Having found a winning formula with its industry-driven, project-based blended learning that develops talent to be industry-ready when graduating or going on to their postgraduate studies, Jaffri is not changing for the sake of changing.

“Our approach has been proven to generate these sought after talent by industry and by the number of postgraduate research projects,” he says.

If there is a change, it is in the skills-set that the programs address.

Enter the world of new software technologies such as embedded software, embedded android and cloud engineering. “With software being the new taxonomy in the digital world, we need skilled software engineers who understand these languages,” says Solomon Lorthu, managing director, Motorola Solutions Malaysia.
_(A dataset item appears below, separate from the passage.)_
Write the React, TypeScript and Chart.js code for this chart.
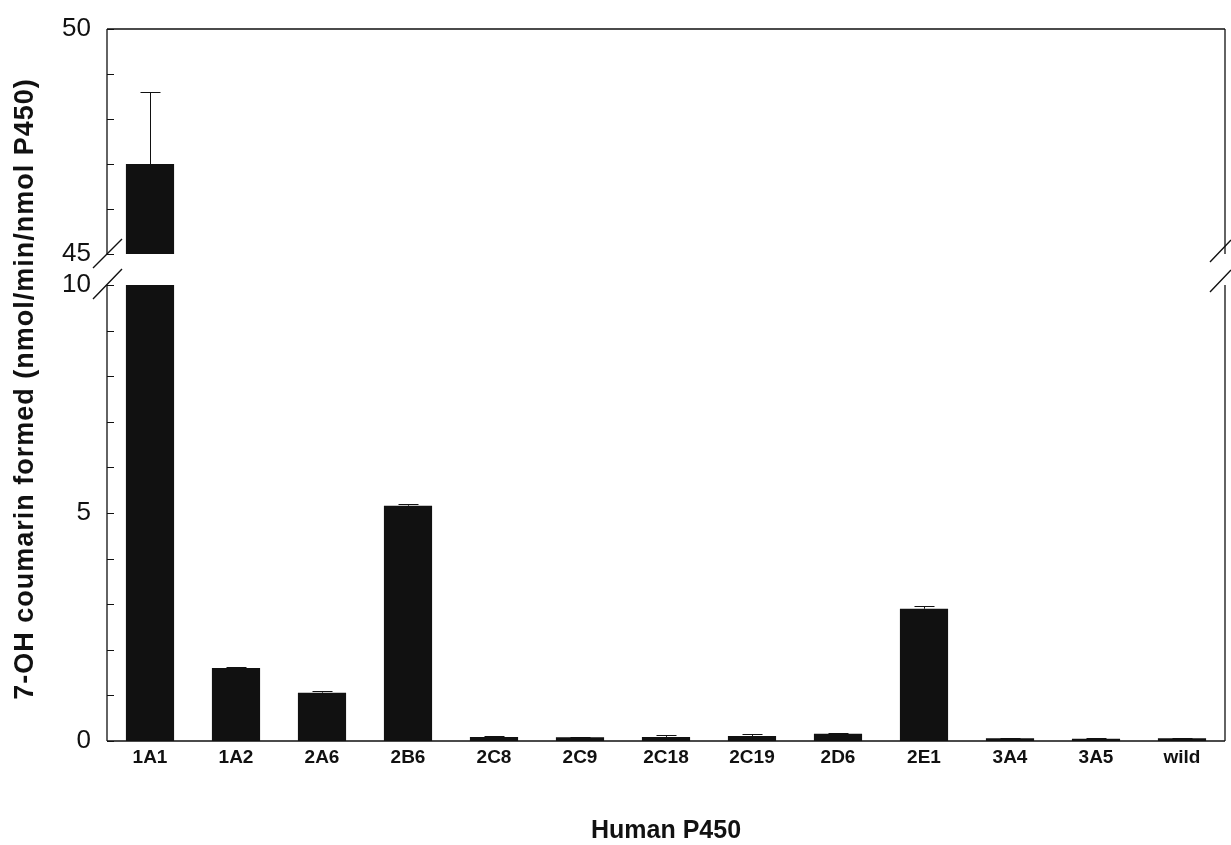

Working with Crest, Motorola, Intel and other industry players are planning to launch an online platform with USM that marries industry demand for these skills into a curriculum and pilot it at USM. Next year the goal is to open it to all universities in the country to use. It will also be available to unemployed graduates and the employed who want to upskill themselves.”

The quickest way to get this off the ground, the best partner who is in tune with the urgency of rolling out such a platform and with the best relationship with academia was Crest and Jaffri. The small agency has absolutely punched above its weight and Jaffri plans to keep doing so, especially with the talent demands Intel’s new investment will require.

“Over the next few year we are targeting 5,000 new talent at tertiary education level to be trained especially in software engineering related skills through the Engineering Software Talent programme. Alongside this we are looking at 20 new deep tech startups to be seeded from TheGreatLab Challenge and R&D Grant projects with young innovative talent under our proposed Graduate Innovation program,” says Jaffri.

As Crest approaches its 10th year in 2022, Jaffri seems to have another gear to shift up to. Malaysia needs it.